A par do combate judicial, o jornal quer também mobilizar os seus apoiantes, estando já marcada uma grande manifestação de apoio para 22 de fevereiro em Paris. E, ao contrário do que se possa pensar, não é só a esquerda que está a cerrar fileiras em defesa do histórico órgão de informação francês. Personalidades de direita também estão a aderir ao apelo do jornal, entre os quais o deputado Aurélien Pradié, dos Republicanos. “O jornal ‘L’Humanité’ não costuma defender as minhas ideias, mas tenho um profundo respeito pelos seus valores e pela exigência dos seus jornalistas”, escreveu no Twitter, referindo que também assinou o jornal em gesto de solidariedade.
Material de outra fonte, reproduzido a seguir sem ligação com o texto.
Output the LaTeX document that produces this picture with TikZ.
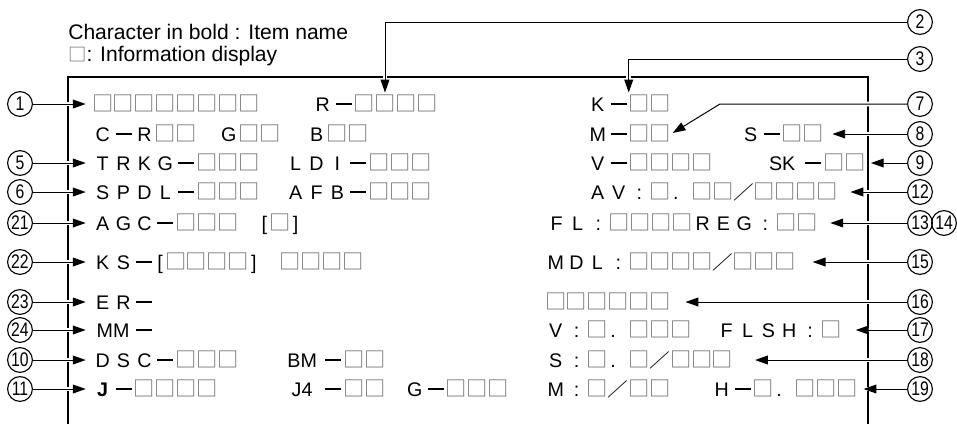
\documentclass[tikz,border=0pt]{standalone}
\usepackage{fontspec}
\usepackage{graphicx}
\setmainfont{Liberation Sans}
\newfontfamily\cjk{Noto Sans CJK JP}
\usetikzlibrary{arrows.meta}
\definecolor{dsGray}{RGB}{105,105,105}

% one character cell of the display
\newlength\dsw
\setlength\dsw{0.52125cm}
\newcommand\dsc[1]{\makebox[\dsw][c]{#1}}
\newcommand\dshalf[1]{\makebox[0.5\dsw][c]{#1}}
\newcommand\dspair[1]{\makebox[2\dsw][c]{#1}}
\newcommand\dsgap{\hspace*{\dsw}}
\newcommand\dsbox{\dsc{\textcolor{dsGray}{\scalebox{1.08}{\cjk □}}}}
\newcommand\dsmin{\dsc{\rule[0.15cm]{0.4cm}{1.5pt}}}
\newcommand\dscolon{\dsc{:}}
\newcommand\dsdot{\makebox[\dsw][l]{\hspace{0.06cm}.}}
\newcommand\dsslash{\dsc{\scalebox{1.05}[0.95]{\cjk ／}}}

\tikzset{
  disp/.style={anchor=west, inner sep=0pt, text height=0.35cm, text depth=0pt,
    font=\fontsize{14}{16}\selectfont},
  callout/.style={circle, draw, line width=0.8pt, minimum size=0.62cm, inner sep=0pt,
    font=\fontsize{14}{15}\selectfont},
  arr/.style={line width=0.7pt, -{Triangle[length=0.32cm,width=0.22cm]},
    preaction={draw=white, line width=3.5pt, -}},
  panel/.style={line width=2.1pt},
  note/.style={anchor=base west, inner sep=0pt, font=\fontsize{15}{18}\selectfont}
}

\begin{document}
\begin{tikzpicture}[x=0.025cm, y=-0.025cm]
    \useasboundingbox (0,0) rectangle (957,424);

    % legend
    \node[note] (hd1) at (68,39.5) {Character in bold : Item name};
    \node[note] (hd2) at (68,61.5) {\textcolor{dsGray}{\fontsize{13}{13}\selectfont\cjk □}: Information display};

    % screen frame
    \draw[panel] (68,424) -- (68,77) -- (868,77) -- (868,424);

    % left column of the screen
    \node[disp] (r1a) at (92,104) {\dsbox\dsbox\dsbox\dsbox\dsbox\dsbox\dsbox\dsbox};
    \node[disp] (r1b) at (312,104) {\dsc R\dsmin\dsbox\dsbox\dsbox\dsbox};
    \node[disp] (r2a) at (92,134) {\dsc C\dsmin\dsc R\dsbox\dsbox};
    \node[disp] (r2b) at (218,134) {\dsc G\dsbox\dsbox};
    \node[disp] (r2c) at (306,134) {\dsc B\dsbox\dsbox};
    \node[disp] (r3a) at (92,163) {\dsc T\dsc R\dsc K\dsc G\dsmin\dsbox\dsbox\dsbox};
    \node[disp] (r3b) at (285,163) {\dsc L\dsc D\dsc I\dsmin\dsbox\dsbox\dsbox};
    \node[disp] (r4a) at (92,192) {\dsc S\dsc P\dsc D\dsc L\dsmin\dsbox\dsbox\dsbox};
    \node[disp] (r4b) at (285,192) {\dsc A\dsc F\dsc B\dsmin\dsbox\dsbox\dsbox};
    \node[disp] (r5a) at (92,223) {\dsc A\dsc G\dsc C\dsmin\dsbox\dsbox\dsbox\dsgap\dshalf[\dsbox\dshalf]};
    \node[disp] (r6a) at (92,262) {\dsc K\dsc S\dsmin\dshalf[\dsbox\dsbox\dsbox\dsbox\dshalf]\dsgap\dsbox\dsbox\dsbox\dsbox};
    \node[disp] (r7a) at (92,302) {\dsc E\dsc R\dsmin};
    \node[disp] (r8a) at (92,330) {\dspair{MM}\dsmin};
    \node[disp] (r9a) at (92,360) {\dsc D\dsc S\dsc C\dsmin\dsbox\dsbox\dsbox};
    \node[disp] (r9b) at (281,360) {\dspair{BM}\dsmin\dsbox\dsbox};
    \node[disp] (r10a) at (92,389) {\dsc{\textbf{J}}\dsmin\dsbox\dsbox\dsbox\dsbox};
    \node[disp] (r10b) at (281,389) {\dspair{J4}\dsmin\dsbox\dsbox};
    \node[disp] (r10c) at (404,389) {\dsc G\dsmin\dsbox\dsbox\dsbox};

    % right column of the screen
    \node[disp] (k1) at (587,104) {\dsc K\dsmin\dsbox\dsbox};
    \node[disp] (m2) at (587,134) {\dsc M\dsmin\dsbox\dsbox};
    \node[disp] (s2) at (740,134) {\dsc S\dsmin\dsbox\dsbox};
    \node[disp] (v3) at (587,163) {\dsc V\dsmin\dsbox\dsbox\dsbox\dsbox};
    \node[disp] (sk3) at (761,163) {\dspair{SK}\dsmin\dsbox\dsbox};
    \node[disp] (av4) at (587,192) {\dsc A\dsc V\dscolon\dsbox\dsdot\dsbox\dsbox\dsslash\dsbox\dsbox\dsbox\dsbox};
    \node[disp] (fl5) at (546,223) {\dsc F\dsc L\dscolon\dsbox\dsbox\dsbox\dsbox\dsc R\dsc E\dsc G\dscolon\dsbox\dsbox};
    \node[disp] (mdl6) at (545,262) {\dsc M\dsc D\dsc L\dscolon\dsbox\dsbox\dsbox\dsbox\dsslash\dsbox\dsbox\dsbox};
    \node[disp] (b7) at (545,302) {\dsbox\dsbox\dsbox\dsbox\dsbox\dsbox};
    \node[disp] (v8) at (545,330) {\dsc V\dscolon\dsbox\dsdot\dsbox\dsbox\dsbox};
    \node[disp] (fl8) at (716,330) {\dsc F\dsc L\dsc S\dsc H\dscolon\dsbox};
    \node[disp] (s9) at (545,360) {\dsc S\dscolon\dsbox\dsdot\dsbox\dsslash\dsbox\dsbox\dsbox};
    \node[disp] (m10) at (545,389) {\dsc M\dscolon\dsbox\dsslash\dsbox\dsbox};
    \node[disp] (h10) at (711,389) {\dsc H\dsmin\dsbox\dsdot\dsbox\dsbox\dsbox};

    % callouts on the left
    \foreach \n/\y/\r in {1/104/r1a, 5/163/r3a, 6/192/r4a, 21/223/r5a, 22/262/r6a,
                          23/302/r7a, 24/330/r8a, 10/360/r9a, 11/389/r10a} {
        \node[callout] (c\n) at (20,\y) {\scalebox{0.8}[1]{\n}};
        \draw[arr, shorten >=4.5pt] (c\n) -- (\r.west);
    }

    % callouts on the right
    \node[callout] (c2) at (920,22) {\scalebox{0.8}[1]{2}};
    \node[callout] (c3) at (920,59) {\scalebox{0.8}[1]{3}};
    \node[callout] (c7) at (920,104) {\scalebox{0.8}[1]{7}};
    \node[callout] (c14) at (944,223) {\scalebox{0.8}[1]{14}};
    \draw[arr, shorten >=3pt] (c2) -| ([xshift=3.5\dsw]r1b.north west);
    \draw[arr, shorten >=3pt] (c3) -| ([xshift=2\dsw]k1.north west);
    \draw[arr, shorten >=1.4pt] (c7) -- ++(-200,0) -- (m2.east);
    \foreach \n/\y/\r/\g in {8/134/s2/6pt, 9/163/sk3/3.6pt, 12/192/av4/9pt, 13/223/fl5/9pt,
                             15/262/mdl6/12pt, 16/302/b7/10.5pt, 17/330/fl8/10pt,
                             18/360/s9/15.5pt, 19/389/h10/4.3pt} {
        \node[callout] (c\n) at (920,\y) {\scalebox{0.8}[1]{\n}};
        \draw[arr, shorten >=\g] (c\n) -- (\r.east);
    }
\end{tikzpicture}
\end{document}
“Temos de nos perguntar sobre o que queremos dos média. O ‘L’Huma’ [diminutivo por que o jornal é conhecido] é um jornal apaixonado e diferente”, afirmou Julien Dive, também dos Republicanos.
O fim do “L’Humanité” não será apenas um golpe para os seus 175 trabalhadores e respetivas famílias, que dele dependem. Será também um golpe irremediável na democracia francesa, porque se perde uma parte do pluralismo tão importante nas sociedades democráticas.